The effect of these disquieting observations is remarkable. Here is a philosopher whose system is to believe in no system. He repudiates the formal. The result is that when we demand from him the fruit of all philosophy—an architecture of the universe—he is unable to give it. His conclusions are like the novels of Henry James—inconclusive, and thus irritating and unsatisfactory. He is afraid to believe either in forms or in conclusions.

So we find him, as an art critic, denying the existence of such a thing as the ideal epic. He even says that Dante's "Divine Comedy "—perhaps the most perfectly shaped human conception—is no more than a series of passionate lyrical masterpieces strung together on a chain of irrelevant incident. He says that Goethe's life and art have no intimate relationship to each other.

This means that Croce admits a certain inconsequence in life. He sees factors existing side by side and not influencing each other. His definitions again and again suggest this possibility of duality. Yet the whole tendency of his nature is to establish the truth that Spirit—what Mr. Shaw calls the Life Force—percolates and informs all things. Here then is a philosopher divided against himself.

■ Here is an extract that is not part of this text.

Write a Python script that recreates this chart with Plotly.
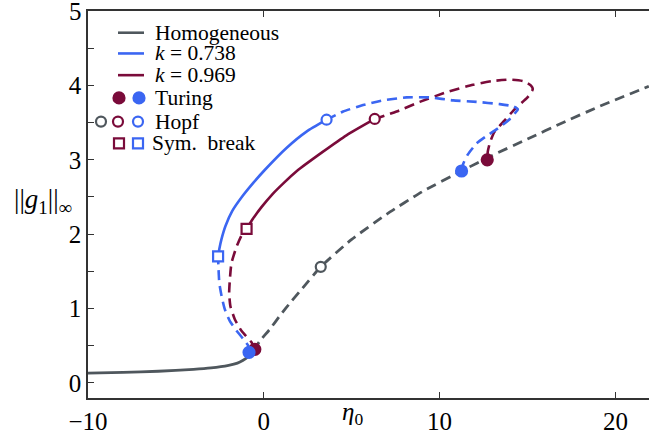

His method is not in harmony with his temperament. Wherever that discord exists, the observer notices a sense of strain, an effort to cover up the inconsistency. With Croce this effort takes the form of a rather Jesuitical subtlety, especially when the huge realities of modern social and political life threaten to expose his weakness.

Here, for instance, is an inconclusive definition. " A man who cannot live up to his • juridical obligations is not prepared to- meet his moral obligations." That would be true of a man living in a community in which he had a hand in the making of the laws. But in a society where, either by ignorance or by economic compulsion, he permits the laws to be made above his head, it is dishonest and chauvinist to condemn him for not meeting his " juridical obligations."

Do we think, for example, of Pym and Cromwell as men not prepared to face their moral obligations ?

Again, Croce is led to condone the existence of the undesir- ables of humanity. Here is his reason :-

" To overcome certain obstacles in its path, to pass certain points in its onward march, the world has often relied upon the so-called dregs of humanity. But for these no Bastilles would have fallen, nor would any of the glorious revolutions of modern peoples have attained success. The armies of Europe have written luminous pages in the history of mankind, yet in times past armies were not recruited from respectable citizens but from the outcasts of the social system. From the same sources governments of all ages have drawn the high priests of their solemn ceremonies of justice. . . . And nowadays, where do we get the intriguers and the unscrupulous politicians without whom, it seems, States cannot transact their necessary business ? "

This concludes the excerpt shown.